2024 - 2026
Sophie Prinssen
Ensaigner le réel is an art-based research thesis project that employs tabletop role-playing games as a practice of embodiment, confrontation, and negotiation with otherness. Our hypothesis posits that role-playing facilitates the transition from a “shared world to the creation of shared worlds” (Reed, 2023), transforming fiction and narrative into tools for exploring models of alien worlds, unfamiliar to us. Role-playing goes beyond mere representation of otherness, allowing participants to engage with it closely, at times intimately. This leads to the phenomenon known as bleed, a term used in the role-playing community to describe the blurred boundary between fiction and reality.

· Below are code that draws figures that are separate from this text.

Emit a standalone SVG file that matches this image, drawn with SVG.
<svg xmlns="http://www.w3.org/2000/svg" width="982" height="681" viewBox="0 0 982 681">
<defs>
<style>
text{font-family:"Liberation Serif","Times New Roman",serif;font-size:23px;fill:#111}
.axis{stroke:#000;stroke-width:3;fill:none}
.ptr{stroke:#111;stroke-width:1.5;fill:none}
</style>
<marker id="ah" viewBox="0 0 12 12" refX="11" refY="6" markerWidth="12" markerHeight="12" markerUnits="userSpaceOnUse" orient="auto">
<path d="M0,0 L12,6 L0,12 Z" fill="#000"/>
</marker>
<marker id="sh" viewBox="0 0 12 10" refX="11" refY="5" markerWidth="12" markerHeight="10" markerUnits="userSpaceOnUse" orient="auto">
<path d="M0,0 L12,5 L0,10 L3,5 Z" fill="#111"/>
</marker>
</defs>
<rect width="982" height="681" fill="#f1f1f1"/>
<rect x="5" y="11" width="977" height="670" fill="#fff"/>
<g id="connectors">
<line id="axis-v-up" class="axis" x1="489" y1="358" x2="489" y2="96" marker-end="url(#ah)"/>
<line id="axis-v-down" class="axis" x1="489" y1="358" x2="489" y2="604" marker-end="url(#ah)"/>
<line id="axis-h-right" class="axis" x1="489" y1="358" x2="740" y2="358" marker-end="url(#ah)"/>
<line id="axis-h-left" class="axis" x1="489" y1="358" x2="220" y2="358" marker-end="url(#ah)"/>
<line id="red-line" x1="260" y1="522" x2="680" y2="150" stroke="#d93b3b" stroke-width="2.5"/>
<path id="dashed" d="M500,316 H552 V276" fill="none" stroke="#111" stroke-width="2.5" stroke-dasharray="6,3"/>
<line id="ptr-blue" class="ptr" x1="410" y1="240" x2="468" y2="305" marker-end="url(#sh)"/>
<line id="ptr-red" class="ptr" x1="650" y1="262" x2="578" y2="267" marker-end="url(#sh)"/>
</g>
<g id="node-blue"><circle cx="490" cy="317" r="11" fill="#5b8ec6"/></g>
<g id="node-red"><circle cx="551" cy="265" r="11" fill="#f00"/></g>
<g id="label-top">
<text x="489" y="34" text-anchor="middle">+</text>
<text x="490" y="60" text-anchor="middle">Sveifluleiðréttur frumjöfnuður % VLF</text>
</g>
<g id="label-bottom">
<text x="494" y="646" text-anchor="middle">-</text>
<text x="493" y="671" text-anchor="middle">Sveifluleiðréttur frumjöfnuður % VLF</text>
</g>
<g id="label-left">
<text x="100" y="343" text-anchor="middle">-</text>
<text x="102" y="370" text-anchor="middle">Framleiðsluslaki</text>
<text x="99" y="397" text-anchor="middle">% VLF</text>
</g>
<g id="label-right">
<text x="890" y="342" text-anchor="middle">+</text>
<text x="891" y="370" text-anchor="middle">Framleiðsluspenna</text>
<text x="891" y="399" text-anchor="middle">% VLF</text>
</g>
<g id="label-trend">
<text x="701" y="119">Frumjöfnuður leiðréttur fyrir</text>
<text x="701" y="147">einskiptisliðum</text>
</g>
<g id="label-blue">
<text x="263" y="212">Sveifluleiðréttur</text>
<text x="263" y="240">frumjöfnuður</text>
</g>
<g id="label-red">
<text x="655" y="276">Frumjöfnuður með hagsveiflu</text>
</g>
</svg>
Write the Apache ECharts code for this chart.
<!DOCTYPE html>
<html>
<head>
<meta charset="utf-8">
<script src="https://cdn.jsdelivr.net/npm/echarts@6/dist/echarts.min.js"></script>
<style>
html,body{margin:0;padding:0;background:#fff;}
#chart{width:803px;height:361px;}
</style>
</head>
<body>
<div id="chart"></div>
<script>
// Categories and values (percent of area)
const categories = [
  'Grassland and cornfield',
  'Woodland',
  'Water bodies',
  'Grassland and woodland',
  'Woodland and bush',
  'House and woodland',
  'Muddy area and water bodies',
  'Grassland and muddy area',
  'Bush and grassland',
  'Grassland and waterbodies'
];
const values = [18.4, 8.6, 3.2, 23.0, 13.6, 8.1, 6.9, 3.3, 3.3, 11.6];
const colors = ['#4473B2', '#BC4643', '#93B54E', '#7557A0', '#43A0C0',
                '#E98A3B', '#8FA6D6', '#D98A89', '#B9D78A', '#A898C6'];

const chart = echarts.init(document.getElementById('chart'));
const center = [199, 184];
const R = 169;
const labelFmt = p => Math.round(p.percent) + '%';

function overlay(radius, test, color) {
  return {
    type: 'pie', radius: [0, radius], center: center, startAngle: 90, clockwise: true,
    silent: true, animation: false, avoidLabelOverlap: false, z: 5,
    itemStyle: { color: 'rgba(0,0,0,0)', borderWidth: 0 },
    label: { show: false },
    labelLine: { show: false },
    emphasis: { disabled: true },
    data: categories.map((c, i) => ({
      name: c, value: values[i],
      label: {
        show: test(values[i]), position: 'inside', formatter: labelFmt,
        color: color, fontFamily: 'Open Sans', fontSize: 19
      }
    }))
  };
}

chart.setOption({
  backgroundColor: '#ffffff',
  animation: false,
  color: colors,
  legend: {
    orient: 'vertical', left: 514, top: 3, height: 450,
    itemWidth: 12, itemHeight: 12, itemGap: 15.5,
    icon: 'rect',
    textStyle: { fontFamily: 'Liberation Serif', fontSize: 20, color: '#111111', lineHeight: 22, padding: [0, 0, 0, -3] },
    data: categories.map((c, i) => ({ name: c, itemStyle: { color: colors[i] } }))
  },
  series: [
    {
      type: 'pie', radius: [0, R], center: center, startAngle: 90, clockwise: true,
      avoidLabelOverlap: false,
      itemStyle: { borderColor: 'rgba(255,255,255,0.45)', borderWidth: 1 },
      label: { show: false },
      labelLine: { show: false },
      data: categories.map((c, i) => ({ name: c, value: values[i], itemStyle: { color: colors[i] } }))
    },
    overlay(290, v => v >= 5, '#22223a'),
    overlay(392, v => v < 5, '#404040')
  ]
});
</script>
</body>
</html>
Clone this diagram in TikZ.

Bleed occurs when the emotional boundary between the player and the character they embody dissolves, resulting in mutual alienation between the player’s real identity and the foreign, alien identity they portray. This research aims to investigate the mechanics of bleed, examining it as a phenomenon of alienation and estrangement. The project aims to design a role-playing game framework that creates a “potential space” (Winnicott, 1975) to engage with the complexity of reality and experiment with alternative forms of life through the bleeding of the fictional and the real. This artwork-game, titled Alieneering, will unfold in the form of writing and gaming workshops where the axiological and material infrastructures of our reality serve as a foundation for the collective design of alien infrastructures, akin to dungeons to be explored. The narratives generated from these public experimental cycles will contribute to the writing of the thesis and culminate in the production of an edition inspired by a role-playing game manual, intended to disseminate the research findings, and facilitate their adoption. This project draws on theories of fiction, play, and narrative to develop a role-playing model of the literary, which could be of interest to other disciplines.